## Problem details
Keep only the lines of the data below that contain "this", and copy them.

## Records for the task
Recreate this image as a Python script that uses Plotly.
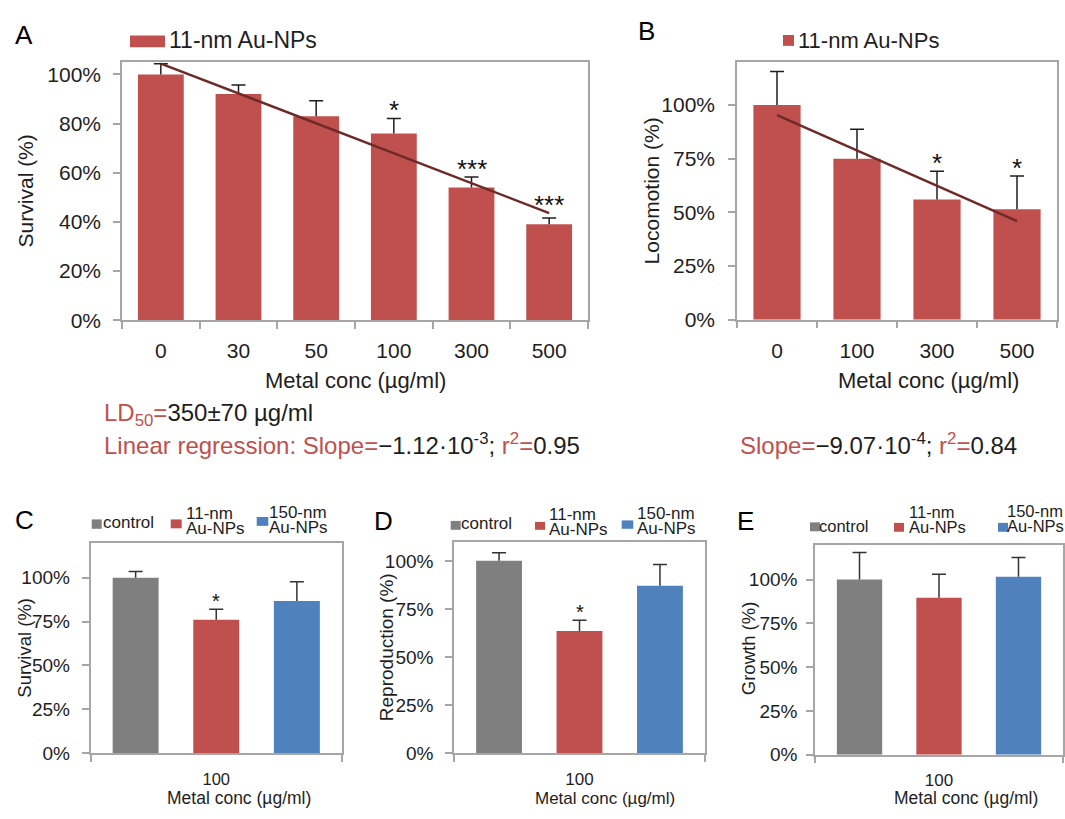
--
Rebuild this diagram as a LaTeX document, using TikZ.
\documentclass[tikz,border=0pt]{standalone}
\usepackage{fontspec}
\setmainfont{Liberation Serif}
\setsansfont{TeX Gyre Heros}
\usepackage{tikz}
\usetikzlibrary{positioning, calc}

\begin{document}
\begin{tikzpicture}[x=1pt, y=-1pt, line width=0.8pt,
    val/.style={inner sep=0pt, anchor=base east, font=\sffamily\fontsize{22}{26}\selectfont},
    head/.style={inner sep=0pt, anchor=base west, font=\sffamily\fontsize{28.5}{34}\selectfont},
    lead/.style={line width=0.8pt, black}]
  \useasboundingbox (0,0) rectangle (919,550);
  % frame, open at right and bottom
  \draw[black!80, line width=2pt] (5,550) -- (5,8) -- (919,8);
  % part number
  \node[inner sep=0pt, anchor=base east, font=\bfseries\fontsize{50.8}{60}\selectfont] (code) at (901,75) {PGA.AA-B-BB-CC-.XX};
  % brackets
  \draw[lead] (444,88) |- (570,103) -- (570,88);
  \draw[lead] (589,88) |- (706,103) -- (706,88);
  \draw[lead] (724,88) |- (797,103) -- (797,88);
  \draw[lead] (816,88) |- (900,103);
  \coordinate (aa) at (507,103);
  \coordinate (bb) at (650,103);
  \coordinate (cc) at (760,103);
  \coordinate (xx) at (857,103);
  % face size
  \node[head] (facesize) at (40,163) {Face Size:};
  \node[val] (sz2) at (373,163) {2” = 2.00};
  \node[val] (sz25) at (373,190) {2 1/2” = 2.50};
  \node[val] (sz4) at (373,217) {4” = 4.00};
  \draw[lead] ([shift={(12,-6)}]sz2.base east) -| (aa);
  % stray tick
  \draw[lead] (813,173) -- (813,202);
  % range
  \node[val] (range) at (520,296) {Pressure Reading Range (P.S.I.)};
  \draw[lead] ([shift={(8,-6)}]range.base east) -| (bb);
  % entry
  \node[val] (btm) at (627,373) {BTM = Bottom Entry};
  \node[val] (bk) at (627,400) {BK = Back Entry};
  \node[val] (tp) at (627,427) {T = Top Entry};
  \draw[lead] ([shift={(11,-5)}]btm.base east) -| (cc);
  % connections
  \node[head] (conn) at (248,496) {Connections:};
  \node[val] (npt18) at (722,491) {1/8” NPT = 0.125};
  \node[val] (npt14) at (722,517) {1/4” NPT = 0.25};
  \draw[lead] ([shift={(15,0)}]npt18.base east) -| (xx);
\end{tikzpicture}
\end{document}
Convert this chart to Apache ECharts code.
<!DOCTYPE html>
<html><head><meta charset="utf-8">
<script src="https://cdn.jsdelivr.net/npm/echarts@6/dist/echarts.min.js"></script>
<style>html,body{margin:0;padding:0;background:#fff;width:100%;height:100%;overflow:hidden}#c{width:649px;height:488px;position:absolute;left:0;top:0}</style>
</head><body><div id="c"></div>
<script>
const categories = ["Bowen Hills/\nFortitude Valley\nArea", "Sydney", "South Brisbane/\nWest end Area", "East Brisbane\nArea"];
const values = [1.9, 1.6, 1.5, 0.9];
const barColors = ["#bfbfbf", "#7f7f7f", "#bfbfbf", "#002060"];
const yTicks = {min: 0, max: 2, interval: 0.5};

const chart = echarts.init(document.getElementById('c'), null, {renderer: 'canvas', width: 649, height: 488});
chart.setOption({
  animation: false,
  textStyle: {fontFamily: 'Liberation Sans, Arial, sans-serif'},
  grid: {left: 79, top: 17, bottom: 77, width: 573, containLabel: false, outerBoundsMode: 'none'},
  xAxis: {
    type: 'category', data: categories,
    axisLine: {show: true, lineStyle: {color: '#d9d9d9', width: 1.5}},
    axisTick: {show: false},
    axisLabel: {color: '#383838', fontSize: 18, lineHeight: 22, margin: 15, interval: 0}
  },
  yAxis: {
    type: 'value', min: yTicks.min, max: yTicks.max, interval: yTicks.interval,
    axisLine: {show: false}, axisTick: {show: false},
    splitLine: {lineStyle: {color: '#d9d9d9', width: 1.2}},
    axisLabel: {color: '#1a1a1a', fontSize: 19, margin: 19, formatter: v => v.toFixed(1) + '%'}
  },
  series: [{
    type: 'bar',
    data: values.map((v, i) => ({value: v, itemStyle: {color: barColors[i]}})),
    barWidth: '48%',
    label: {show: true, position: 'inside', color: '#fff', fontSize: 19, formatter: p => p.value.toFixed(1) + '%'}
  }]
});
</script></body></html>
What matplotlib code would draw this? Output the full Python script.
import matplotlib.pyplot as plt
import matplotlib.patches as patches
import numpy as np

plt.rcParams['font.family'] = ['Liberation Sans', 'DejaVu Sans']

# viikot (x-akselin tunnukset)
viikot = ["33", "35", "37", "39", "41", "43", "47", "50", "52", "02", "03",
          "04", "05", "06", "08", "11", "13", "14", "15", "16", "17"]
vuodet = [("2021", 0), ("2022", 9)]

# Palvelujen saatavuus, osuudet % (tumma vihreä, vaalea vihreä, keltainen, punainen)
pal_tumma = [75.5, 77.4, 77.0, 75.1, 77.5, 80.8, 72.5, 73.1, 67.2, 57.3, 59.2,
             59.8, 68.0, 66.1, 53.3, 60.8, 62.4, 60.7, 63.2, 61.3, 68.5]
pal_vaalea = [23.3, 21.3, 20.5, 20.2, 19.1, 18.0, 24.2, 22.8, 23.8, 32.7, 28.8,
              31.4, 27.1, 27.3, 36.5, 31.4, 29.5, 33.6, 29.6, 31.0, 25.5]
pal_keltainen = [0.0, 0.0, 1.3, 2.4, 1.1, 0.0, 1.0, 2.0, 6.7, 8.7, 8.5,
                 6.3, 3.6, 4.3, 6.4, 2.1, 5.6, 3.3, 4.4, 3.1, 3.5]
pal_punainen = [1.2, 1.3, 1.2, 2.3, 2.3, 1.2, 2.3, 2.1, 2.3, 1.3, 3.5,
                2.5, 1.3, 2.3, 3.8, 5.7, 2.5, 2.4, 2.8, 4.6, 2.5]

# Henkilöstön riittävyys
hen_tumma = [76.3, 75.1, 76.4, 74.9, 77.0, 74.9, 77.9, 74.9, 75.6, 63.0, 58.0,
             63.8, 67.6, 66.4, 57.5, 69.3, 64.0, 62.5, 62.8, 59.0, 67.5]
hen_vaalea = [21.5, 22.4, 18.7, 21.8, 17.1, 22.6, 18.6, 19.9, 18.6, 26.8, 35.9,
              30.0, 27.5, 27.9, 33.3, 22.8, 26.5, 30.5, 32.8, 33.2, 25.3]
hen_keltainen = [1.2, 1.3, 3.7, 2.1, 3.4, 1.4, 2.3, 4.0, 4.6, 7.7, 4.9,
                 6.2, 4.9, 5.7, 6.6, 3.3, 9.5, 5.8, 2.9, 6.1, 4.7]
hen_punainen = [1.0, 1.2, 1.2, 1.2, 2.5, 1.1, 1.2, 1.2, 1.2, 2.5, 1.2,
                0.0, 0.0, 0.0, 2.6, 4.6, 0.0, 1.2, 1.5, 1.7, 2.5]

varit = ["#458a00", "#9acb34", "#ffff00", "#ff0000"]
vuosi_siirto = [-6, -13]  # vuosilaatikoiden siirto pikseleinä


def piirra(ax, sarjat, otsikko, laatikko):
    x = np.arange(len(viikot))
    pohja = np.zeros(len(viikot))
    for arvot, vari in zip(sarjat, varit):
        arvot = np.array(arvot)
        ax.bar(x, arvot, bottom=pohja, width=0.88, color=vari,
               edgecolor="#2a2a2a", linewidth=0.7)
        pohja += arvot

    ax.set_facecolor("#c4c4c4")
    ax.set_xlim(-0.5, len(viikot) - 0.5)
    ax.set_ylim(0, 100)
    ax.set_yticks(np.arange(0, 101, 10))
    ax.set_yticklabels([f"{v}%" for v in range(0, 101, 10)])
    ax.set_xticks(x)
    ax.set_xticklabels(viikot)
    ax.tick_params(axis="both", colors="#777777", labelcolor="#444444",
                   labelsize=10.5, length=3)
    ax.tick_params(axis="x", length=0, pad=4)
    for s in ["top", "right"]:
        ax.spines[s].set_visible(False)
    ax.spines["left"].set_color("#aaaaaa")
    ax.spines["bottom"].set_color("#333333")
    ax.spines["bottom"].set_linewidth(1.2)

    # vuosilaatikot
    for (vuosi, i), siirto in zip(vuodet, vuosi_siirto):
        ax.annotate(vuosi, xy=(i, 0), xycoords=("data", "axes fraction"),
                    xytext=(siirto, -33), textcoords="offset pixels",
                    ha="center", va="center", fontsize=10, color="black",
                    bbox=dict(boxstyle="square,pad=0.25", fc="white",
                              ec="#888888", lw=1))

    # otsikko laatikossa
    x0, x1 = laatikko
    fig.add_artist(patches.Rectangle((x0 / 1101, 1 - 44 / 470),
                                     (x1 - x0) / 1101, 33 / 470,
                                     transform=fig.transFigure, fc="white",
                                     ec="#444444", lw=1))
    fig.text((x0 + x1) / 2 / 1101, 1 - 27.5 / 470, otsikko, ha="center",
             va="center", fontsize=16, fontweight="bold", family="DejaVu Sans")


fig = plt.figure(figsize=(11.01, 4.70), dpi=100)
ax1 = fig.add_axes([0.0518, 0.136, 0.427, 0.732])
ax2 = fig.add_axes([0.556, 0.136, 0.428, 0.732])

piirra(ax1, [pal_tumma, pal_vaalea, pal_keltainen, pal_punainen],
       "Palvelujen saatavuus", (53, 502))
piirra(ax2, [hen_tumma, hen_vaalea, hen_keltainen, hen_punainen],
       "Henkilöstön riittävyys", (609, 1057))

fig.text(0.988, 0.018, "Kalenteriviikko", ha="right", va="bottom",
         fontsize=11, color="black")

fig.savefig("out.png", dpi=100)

## Solved problem
Recreate this image as a Python script that uses Plotly.
Rebuild this diagram as a LaTeX document, using TikZ.
Convert this chart to Apache ECharts code.
What matplotlib code would draw this? Output the full Python script.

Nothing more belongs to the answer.